THE INTERNATIONAL HERALD TRIBUNE:

In a separate contribution to the "International Herald Tribune," Middle East analyst Henry Siegman of the Council on Foreign Relations calls the suicide bombings of Palestinian extremists targeting Israeli civilians a "moral obscenity." But the ideas of "those in Israel who seek to exploit this [to] extend and deepen Israel's hold on the territories" are "also obscene," he says. It creates a situation that can only lead to the unjust expulsion or permanent subjugation of Palestinian residents.

Siegman says Israel's policy remains fixated on the hatred of Palestinian leader Yasser Arafat and has deliberately "resorted to measures that undercut Palestinians who seek to abandon violence and resume a political dialogue."

Israel's Prime Minister Ariel Sharon "demanded seven days of quiet before returning to a political process. Six weeks of Palestinian quiet -- a period also marked by an unprecedented Palestinian debate about the immorality and political bankruptcy of Palestinian terrorism -- elicited not a single Israeli move away from its reliance on overwhelming military suppression."
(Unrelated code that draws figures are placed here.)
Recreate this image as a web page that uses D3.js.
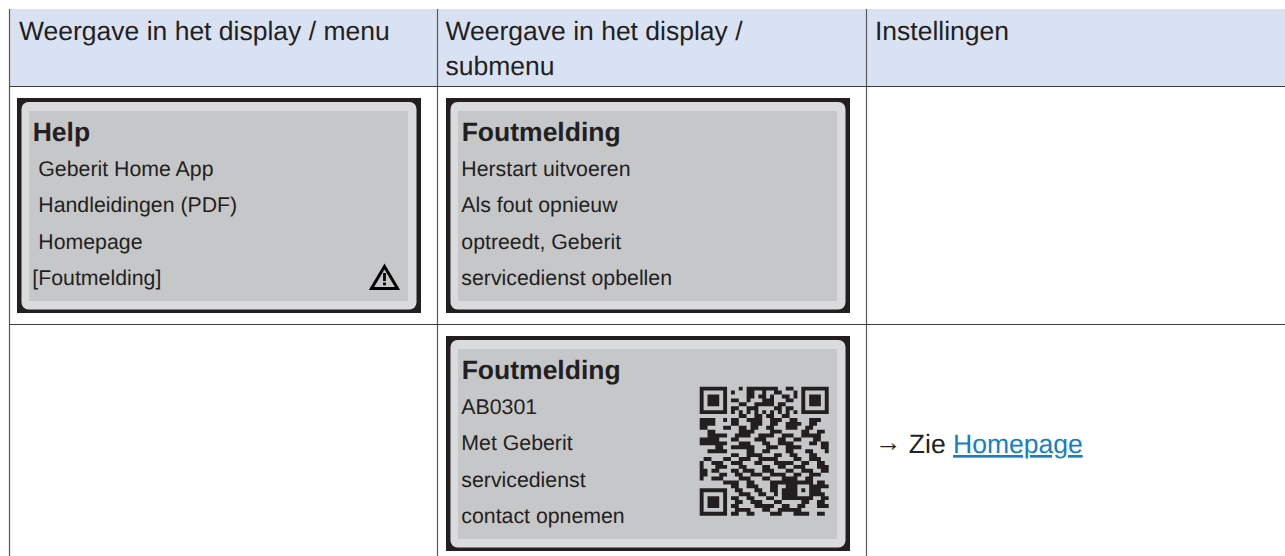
<!DOCTYPE html>
<html>
<head>
<meta charset="utf-8">
<script src="https://cdn.jsdelivr.net/npm/d3@7"></script>
<style>
  html, body { margin: 0; padding: 0; background: #fff; }
  svg { display: block; }
  text { font-family: "Liberation Sans", Arial, sans-serif; fill: #231f20; text-rendering: geometricPrecision; }
</style>
</head>
<body>
<svg id="chart" width="1285" height="556"></svg>
<script>
const headers = [
    ['Weergave in het display / menu'],
    ['Weergave in het display /', 'submenu'],
    ['Instellingen']
];
const helpTitle = 'Help';
const helpItems = [' Geberit Home App', ' Handleidingen (PDF)', ' Homepage', '[Foutmelding]'];
const errorTitle = 'Foutmelding';
const errorItems = ['Herstart uitvoeren', 'Als fout opnieuw', 'optreedt, Geberit', 'servicedienst opbellen'];
const contactItems = ['AB0301', 'Met Geberit', 'servicedienst', 'contact opnemen'];
const noteArrow = '→';
const noteZie = ' Zie ';
const noteLink = 'Homepage';

// QR modules
const qrRows = [
    '111111100010111111110011001111111',
    '100000101000110010011000101000001',
    '101110100000110110100110101011101',
    '101110101100100011100011001011101',
    '101110100011001111101100001011101',
    '100000101100111000011011001000001',
    '111111101010101010101010101111111',
    '000000000011001101100110000000000',
    '111100101100111100111001100011100',
    '111100001100011100110011110011000',
    '110000110011011001100011100110000',
    '001100000011110000111000001100110',
    '001111100111100111100111001111100',
    '111110001100001110001100110001100',
    '111111100011100011001111000011011',
    '000011001111110001110011110000011',
    '001111100000110011000011000110001',
    '000000001100111100011001100011000',
    '011000110011100111110000110011100',
    '100111001110001100011111001100110',
    '100011100011000011001100111000111',
    '110110001101110011100011001110011',
    '110001100110011100111100110011100',
    '100111000011100011000111100110000',
    '000000111100110000111111111110110',
    '000000001100111000110011100011111',
    '111111100110001100110111101011100',
    '100000100011100110010111100011110',
    '101110101100110001100111111110011',
    '101110100110011100011000001100110',
    '101110101100001111100110011000111',
    '100000100111100011001111110000000',
    '111111101100110000111000111100110'
];

const svg = d3.select('#chart');
const ink = '#231f20';

// table
const colX = [9.5, 437.5, 866.5];
const rowY = [86.5, 324.5];

svg.append('rect')
    .attr('x', 9).attr('y', 9)
    .attr('width', 1276).attr('height', 77.5)
    .attr('fill', '#d9e2f3');

svg.append('g').selectAll('line')
    .data(colX)
    .enter()
    .append('line')
    .attr('x1', d => d).attr('x2', d => d)
    .attr('y1', 9).attr('y2', 556)
    .attr('stroke', '#5a5a5c')
    .attr('stroke-width', 1.2);

svg.append('g').selectAll('line')
    .data(rowY)
    .enter()
    .append('line')
    .attr('x1', 9).attr('x2', 1285)
    .attr('y1', d => d).attr('y2', d => d)
    .attr('stroke', '#3c3c3e')
    .attr('stroke-width', 1.2);

const headerX = [19, 445.5, 875];
const headerG = svg.append('g');
headers.forEach((lines, i) => {
    headerG.selectAll(null)
        .data(lines)
        .enter()
        .append('text')
        .attr('x', headerX[i])
        .attr('y', (d, j) => 39.5 + j * 35)
        .attr('font-size', 26.5)
        .text(d => d);
});

// one display panel: black frame, light bezel, grey screen
function drawDisplay(x, y, h, title, items) {
    const g = svg.append('g').attr('transform', `translate(${x},${y})`);
    g.append('rect').attr('width', 404).attr('height', h).attr('fill', ink);
    g.append('rect')
        .attr('x', 4.5).attr('y', 4)
        .attr('width', 395).attr('height', h - 7.5)
        .attr('rx', 7).attr('fill', '#d9dbdd');
    g.append('rect')
        .attr('x', 12).attr('y', 13)
        .attr('width', 379).attr('height', h - 25)
        .attr('fill', '#c6c7c9');
    g.append('text')
        .attr('x', 15.7).attr('y', 43)
        .attr('font-size', 26.5)
        .attr('font-weight', 'bold')
        .text(title);
    g.selectAll('text.item')
        .data(items)
        .enter()
        .append('text')
        .attr('class', 'item')
        .attr('x', d => d.startsWith(' ') ? 21.3 : 15.3)
        .attr('y', (d, i) => 78 + i * 36.3)
        .attr('font-size', 21.3)
        .text(d => d.trim());
    return g;
}

const helpPanel = drawDisplay(17, 98, 215, helpTitle, helpItems);
drawDisplay(446, 98, 215, errorTitle, errorItems);
const qrPanel = drawDisplay(446, 336, 215, errorTitle, contactItems);

// warning triangle
const warn = helpPanel.append('g').attr('transform', 'translate(367.5,179)');
warn.append('path')
    .attr('d', d3.line()([[0, -10.5], [13, 11.5], [-13, 11.5]]) + 'Z')
    .attr('fill', 'none')
    .attr('stroke', '#000')
    .attr('stroke-width', 3);
warn.append('rect').attr('x', -1.4).attr('y', -4).attr('width', 2.8).attr('height', 8).attr('fill', '#000');
warn.append('rect').attr('x', -1.4).attr('y', 5.5).attr('width', 2.8).attr('height', 2.8).attr('fill', '#000');

// QR code, one path so the modules have no seams
const qrScale = d3.scaleBand().domain(d3.range(qrRows.length)).range([0, 129]);
const qrStep = qrScale.bandwidth();
let qrPath = '';
qrRows.forEach((row, r) => {
    row.split('').forEach((v, c) => {
        if (v === '1') {
            qrPath += `M${qrScale(c)},${qrScale(r)}h${qrStep}v${qrStep}h${-qrStep}Z`;
        }
    });
});
qrPanel.append('path')
    .attr('transform', 'translate(253.7,50.7)')
    .attr('d', qrPath)
    .attr('fill', ink);

// note in the last column
const note = svg.append('text')
    .attr('x', 875).attr('y', 453)
    .attr('font-size', 26.5);
note.append('tspan').attr('dy', -2).text(noteArrow);
note.append('tspan').attr('dy', 2).text(noteZie);
note.append('tspan')
    .style('fill', '#1380c6')
    .attr('text-decoration', 'underline')
    .text(noteLink);
</script>
</body>
</html>
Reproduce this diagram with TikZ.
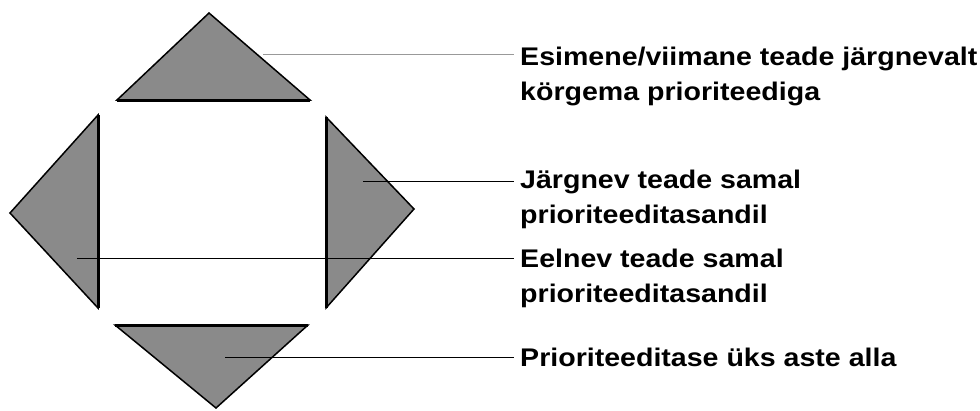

The curfews and forced closings remained, he says. During this period, Israeli forces "killed 75 Palestinians, most of them civilians." Siegman says: "It is difficult to imagine a move better calculated to discredit Palestinians seeking to repudiate Hamas and Islamic Jihad and end the violence."

THE NEW YORK TIMES:

In "The New York Times," Thomas Friedman cites Israeli defense analysts as saying suicide bombings will only end if Palestinian political and spiritual leaders delegitimize the practice, and "only if their security forces and intelligence agencies are mobilized to prevent it." Therefore, he says, Israelis should "find the right pressures and incentives to get the Palestinians themselves to stop the bombings."

"Unfortunately," writes Friedman, "that message does not seem to have reached Israel's Prime Minister Ariel Sharon," who, Friedman says, "has never had a plan for how to reach a stable accommodation with the Palestinians, is only interested in making the West Bank safe for Israeli settlers to stay [and] is going to lead Israel into a dead end [and] will take America along for the ride."

Sharon has not succeeded in making Israeli citizens safer, says Friedman. He has dismissed Yasser Arafat as "irrelevant," destroyed his security apparatus, and announced that Israel would ensure its own security in the West Bank. But when Palestinian suicide bombers commit more attacks, Sharon bombards Arafat's headquarters as if Arafat "sent the bombers himself."

Friedman says it makes no sense for Sharon to treat Arafat as if he is -- at the same time -- both "totally irrelevant and totally responsible."